Days earlier, Misha Defonseca‘s 1997 memoir, Misha: A Mémoire of the Hollocaust Years, was unmasked as a fiction.

Defonseca’s story was even more outrageous than Seltzer’s tale of urban gang life. She claimed that as a Jewish Belgian child, she traveled 1,900 miles in search of her deported parents. Along the way, she killed a Nazi soldier, ended up in the Warsaw Ghetto and was adopted by a pack of wolves. As it turns out, she did survive the arrest and murder of her parents by Nazis, but she never left Belgium, never killed any soldiers and was never adopted by wolves. Oh, and she’s not Jewish.

Now, I generally try to avoid giving unsolicited advice, but I’m going to break that rule here: If you’re ever inclined to write an inspirational memoir about your life, base it on your actual life. If you’d rather make it all up, call it fiction. I think that’s good advice. And here are my reasons why.

1. You will probably get caught.

The internet makes it really easy to check facts these days. Remember when James Frey got busted for fabricating and embellishing many of the more dramatic elements of A Million Little Pieces? And Oprah Winfrey and his publisher and everyone who previously supported him were really embarrassed? Well, add two new high-profile fakes to the mix, and editors are probably going to start checking stories a little more carefully.

Of course, the fact that the

Misha publishers failed to seriously question the “raised by wolves” claim does make me think that perhaps I’m wrong about this.

2. Oprah might yell at you on national television.

So far this has only happened to James Frey.

But it had to be really embarrassing.

3. Your siblings will have the opportunity to exact revenge for all the things you did to them as a child.

Margaret Seltzer’s sister was the one who ratted her out, saying “It could have and should have been stopped before now.” And “I don’t know how [the publisher] do[es] business, but I would think that protocol would have them doing fact-checking.” (I would think so, too.) Ouch.

So if you’re tempted to write the great fake memoir, remember when you refused to let your little sister play Atari. And when you told on your brother after he held you down and spit on you. They might finally have the perfect opportunity to laugh the last laugh.

4. People will write really mean things about you in the reviews section of Amazon.com.

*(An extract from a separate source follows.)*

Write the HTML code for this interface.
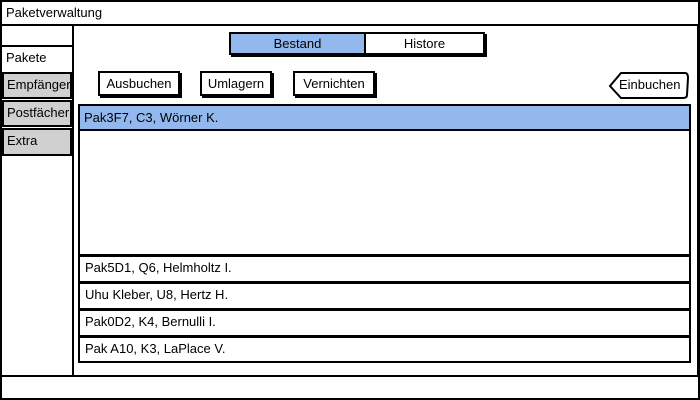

You can read the Love and Consequences comments here. And the Misha comments are here. They’re not very nice. And it’s not fun to read the comments of people who don’t like you or your writing.

5. You’ll forever be known as “the person who wrote the fake memoir about being raised by wolves.”

In all fairness, you’d have to write a memoir about being raised by wolves to get this moniker. (But I imagine you could get a number of other similarly embarrassing titles, many of which would include “liar” and perhaps “pants on fire.”)

Now, I honestly don’t want to dismiss or disparage Misha Defonseca’s clearly traumatic childhood. Violently losing your parents at a young age must be horrifying, and I can appreciate that a child would construct a heroic fantasy life to deal with the trauma. But publishing a memoir that claims you were raised by wolves? That is, perhaps, taking things a bit too far.

So, when you sit down to write your memoir, unless you actually were raised by wolves, you might want to stick to the more boring, but true, stories that probably won’t actually get you a book deal.